Dataset records -

=======

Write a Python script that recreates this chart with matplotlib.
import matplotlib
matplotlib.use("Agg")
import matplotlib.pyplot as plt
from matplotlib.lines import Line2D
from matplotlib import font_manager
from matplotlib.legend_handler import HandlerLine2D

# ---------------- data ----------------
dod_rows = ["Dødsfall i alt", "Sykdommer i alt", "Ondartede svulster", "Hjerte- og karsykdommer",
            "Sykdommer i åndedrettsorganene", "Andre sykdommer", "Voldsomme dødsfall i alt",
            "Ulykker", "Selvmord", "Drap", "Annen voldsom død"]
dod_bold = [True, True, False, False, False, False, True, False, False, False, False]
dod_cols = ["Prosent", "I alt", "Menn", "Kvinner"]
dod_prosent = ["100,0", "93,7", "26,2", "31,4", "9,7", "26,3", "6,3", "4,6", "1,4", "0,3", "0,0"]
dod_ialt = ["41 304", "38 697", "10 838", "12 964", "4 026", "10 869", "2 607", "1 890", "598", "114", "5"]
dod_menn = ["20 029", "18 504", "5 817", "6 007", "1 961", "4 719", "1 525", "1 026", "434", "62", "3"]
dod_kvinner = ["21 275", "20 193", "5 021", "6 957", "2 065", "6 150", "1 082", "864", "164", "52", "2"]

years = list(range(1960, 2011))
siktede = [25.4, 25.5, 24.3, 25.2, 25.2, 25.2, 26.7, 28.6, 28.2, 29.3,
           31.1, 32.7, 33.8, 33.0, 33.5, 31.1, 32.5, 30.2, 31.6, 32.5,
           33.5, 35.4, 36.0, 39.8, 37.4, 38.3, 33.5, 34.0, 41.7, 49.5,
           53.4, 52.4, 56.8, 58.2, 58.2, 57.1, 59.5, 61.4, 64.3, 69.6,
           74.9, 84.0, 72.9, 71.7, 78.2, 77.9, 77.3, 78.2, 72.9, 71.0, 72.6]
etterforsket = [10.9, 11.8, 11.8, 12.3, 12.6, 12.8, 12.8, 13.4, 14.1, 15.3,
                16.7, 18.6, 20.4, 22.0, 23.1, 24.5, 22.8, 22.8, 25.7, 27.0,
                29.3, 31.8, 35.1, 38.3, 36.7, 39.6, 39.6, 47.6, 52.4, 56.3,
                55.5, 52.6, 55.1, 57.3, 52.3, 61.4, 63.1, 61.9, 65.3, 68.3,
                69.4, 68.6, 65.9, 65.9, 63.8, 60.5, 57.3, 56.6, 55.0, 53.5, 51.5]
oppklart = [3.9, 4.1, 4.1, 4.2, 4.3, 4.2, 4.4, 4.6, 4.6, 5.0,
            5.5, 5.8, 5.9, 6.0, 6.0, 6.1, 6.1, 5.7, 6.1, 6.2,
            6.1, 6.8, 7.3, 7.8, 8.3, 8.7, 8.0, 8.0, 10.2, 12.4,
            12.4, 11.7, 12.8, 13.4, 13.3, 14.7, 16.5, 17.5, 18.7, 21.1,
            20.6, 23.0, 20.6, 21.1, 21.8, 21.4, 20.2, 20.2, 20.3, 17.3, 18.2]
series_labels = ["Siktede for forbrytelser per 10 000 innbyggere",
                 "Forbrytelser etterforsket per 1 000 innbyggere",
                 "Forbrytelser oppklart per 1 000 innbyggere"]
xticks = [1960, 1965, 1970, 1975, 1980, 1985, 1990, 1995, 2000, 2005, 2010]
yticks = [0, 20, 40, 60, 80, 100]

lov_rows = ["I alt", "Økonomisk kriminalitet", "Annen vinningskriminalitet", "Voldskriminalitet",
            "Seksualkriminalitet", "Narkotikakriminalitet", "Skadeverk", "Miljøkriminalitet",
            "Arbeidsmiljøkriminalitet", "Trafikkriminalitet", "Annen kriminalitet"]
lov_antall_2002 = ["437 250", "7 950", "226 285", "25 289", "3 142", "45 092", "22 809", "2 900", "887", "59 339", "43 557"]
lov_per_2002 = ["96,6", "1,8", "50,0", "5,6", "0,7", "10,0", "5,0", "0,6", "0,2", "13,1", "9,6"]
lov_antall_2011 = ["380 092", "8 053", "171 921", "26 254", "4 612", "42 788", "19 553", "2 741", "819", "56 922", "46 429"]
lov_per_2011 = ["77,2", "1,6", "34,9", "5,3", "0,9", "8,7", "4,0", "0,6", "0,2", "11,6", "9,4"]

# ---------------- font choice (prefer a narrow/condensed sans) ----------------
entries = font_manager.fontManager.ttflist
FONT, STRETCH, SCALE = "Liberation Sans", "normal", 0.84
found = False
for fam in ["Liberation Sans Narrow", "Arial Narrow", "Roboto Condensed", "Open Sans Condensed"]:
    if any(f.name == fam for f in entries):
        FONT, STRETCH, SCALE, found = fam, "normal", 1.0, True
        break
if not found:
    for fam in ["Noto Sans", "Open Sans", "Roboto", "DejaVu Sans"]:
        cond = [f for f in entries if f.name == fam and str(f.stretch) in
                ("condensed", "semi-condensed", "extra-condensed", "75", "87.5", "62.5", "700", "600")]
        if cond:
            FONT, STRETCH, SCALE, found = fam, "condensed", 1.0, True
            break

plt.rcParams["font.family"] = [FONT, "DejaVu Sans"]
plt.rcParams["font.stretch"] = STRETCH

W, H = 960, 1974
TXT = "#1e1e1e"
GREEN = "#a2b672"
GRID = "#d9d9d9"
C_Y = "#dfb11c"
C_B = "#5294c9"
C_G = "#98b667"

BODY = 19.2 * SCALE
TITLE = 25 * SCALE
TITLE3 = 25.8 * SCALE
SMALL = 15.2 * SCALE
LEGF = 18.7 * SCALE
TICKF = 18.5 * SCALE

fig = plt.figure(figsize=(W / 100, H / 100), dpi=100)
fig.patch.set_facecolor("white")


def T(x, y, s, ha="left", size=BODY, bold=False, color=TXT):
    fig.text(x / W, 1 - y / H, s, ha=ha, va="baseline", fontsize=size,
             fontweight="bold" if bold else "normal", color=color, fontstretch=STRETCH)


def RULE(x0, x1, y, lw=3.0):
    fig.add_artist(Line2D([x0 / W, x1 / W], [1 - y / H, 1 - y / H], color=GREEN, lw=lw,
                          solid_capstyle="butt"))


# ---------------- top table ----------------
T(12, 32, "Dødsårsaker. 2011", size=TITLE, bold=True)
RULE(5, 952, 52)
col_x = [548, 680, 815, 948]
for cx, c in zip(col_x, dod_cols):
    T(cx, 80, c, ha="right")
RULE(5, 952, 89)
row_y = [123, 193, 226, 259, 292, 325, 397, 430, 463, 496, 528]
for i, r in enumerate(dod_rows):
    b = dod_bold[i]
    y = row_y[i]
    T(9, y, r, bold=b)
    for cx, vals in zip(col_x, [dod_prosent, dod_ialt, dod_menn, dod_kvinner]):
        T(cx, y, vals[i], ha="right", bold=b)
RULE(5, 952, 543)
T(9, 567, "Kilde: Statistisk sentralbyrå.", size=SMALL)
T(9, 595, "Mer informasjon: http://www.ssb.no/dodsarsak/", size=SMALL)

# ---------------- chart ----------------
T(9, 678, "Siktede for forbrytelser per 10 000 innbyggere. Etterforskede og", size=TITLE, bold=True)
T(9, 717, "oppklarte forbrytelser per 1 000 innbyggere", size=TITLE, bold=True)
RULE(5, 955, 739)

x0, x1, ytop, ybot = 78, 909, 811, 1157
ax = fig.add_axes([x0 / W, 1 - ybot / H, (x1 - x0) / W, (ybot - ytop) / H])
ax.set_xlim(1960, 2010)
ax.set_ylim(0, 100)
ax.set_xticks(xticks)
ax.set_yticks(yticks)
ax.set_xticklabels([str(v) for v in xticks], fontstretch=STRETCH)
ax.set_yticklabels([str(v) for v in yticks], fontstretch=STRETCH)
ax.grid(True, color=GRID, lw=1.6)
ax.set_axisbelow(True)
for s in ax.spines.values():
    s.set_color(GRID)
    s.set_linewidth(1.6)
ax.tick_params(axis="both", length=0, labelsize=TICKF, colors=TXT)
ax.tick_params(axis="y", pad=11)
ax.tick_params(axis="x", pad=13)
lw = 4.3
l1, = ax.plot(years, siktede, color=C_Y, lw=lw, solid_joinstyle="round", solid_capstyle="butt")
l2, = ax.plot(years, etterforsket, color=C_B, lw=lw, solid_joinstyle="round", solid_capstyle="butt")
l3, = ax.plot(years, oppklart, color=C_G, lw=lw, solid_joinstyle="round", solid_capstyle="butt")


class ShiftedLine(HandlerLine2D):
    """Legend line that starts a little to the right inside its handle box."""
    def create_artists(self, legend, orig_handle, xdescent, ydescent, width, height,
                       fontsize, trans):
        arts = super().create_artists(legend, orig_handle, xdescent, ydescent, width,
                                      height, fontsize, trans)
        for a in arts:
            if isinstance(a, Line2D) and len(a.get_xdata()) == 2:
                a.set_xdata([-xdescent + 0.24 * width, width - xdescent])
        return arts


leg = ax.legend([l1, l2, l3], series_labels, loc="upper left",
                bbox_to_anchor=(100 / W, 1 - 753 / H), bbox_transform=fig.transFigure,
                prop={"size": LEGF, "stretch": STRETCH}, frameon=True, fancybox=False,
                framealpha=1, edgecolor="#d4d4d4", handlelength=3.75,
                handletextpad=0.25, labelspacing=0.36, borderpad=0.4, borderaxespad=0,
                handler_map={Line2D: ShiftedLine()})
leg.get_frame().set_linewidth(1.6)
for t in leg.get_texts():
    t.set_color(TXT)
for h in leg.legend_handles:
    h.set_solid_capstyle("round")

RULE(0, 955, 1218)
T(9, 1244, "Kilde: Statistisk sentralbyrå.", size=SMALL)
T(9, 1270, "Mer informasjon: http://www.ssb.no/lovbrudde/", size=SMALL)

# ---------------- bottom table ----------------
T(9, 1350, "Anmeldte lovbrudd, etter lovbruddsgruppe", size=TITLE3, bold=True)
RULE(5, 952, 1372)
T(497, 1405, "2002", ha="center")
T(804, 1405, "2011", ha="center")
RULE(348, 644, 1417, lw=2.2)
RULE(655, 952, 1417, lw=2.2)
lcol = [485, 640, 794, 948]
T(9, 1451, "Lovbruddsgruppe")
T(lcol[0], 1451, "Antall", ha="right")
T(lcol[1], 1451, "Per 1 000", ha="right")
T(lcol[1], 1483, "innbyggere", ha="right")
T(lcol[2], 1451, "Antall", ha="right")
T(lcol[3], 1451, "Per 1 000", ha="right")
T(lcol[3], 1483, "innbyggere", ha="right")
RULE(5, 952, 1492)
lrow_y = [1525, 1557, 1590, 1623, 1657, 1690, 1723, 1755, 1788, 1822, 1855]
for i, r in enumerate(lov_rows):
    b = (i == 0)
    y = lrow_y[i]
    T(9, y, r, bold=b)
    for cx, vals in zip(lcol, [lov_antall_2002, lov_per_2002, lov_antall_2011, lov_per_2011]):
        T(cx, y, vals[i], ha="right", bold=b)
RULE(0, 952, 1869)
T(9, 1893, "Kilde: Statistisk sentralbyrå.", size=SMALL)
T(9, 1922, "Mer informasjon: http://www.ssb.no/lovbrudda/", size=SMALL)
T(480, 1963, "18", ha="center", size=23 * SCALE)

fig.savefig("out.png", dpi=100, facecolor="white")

=======

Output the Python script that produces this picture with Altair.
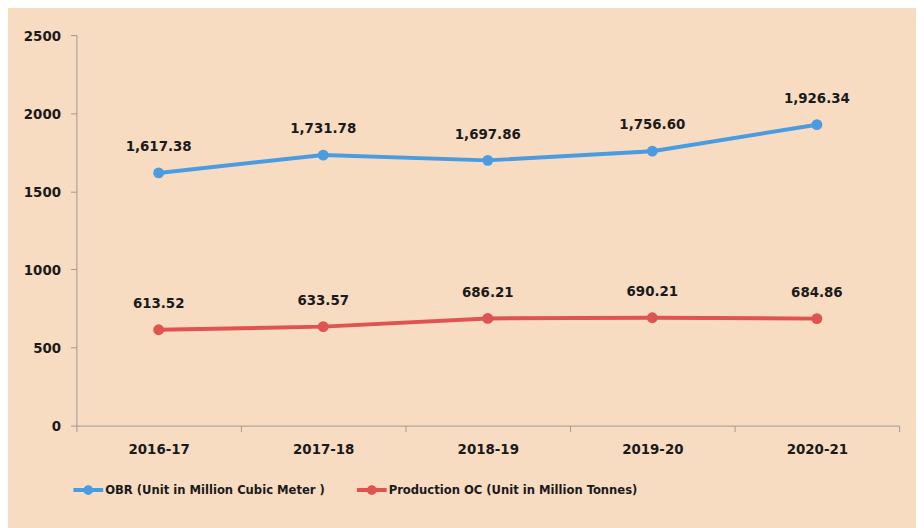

=======

Request -
Extract the lines from the line with "Write a Python" through the line with "from matplotlib.legend_handler import". Keep both of those lines, copy everything exactly, and add nothing.

Correct response -
Write a Python script that recreates this chart with matplotlib.
import matplotlib
matplotlib.use("Agg")
import matplotlib.pyplot as plt
from matplotlib.lines import Line2D
from matplotlib import font_manager
from matplotlib.legend_handler import HandlerLine2D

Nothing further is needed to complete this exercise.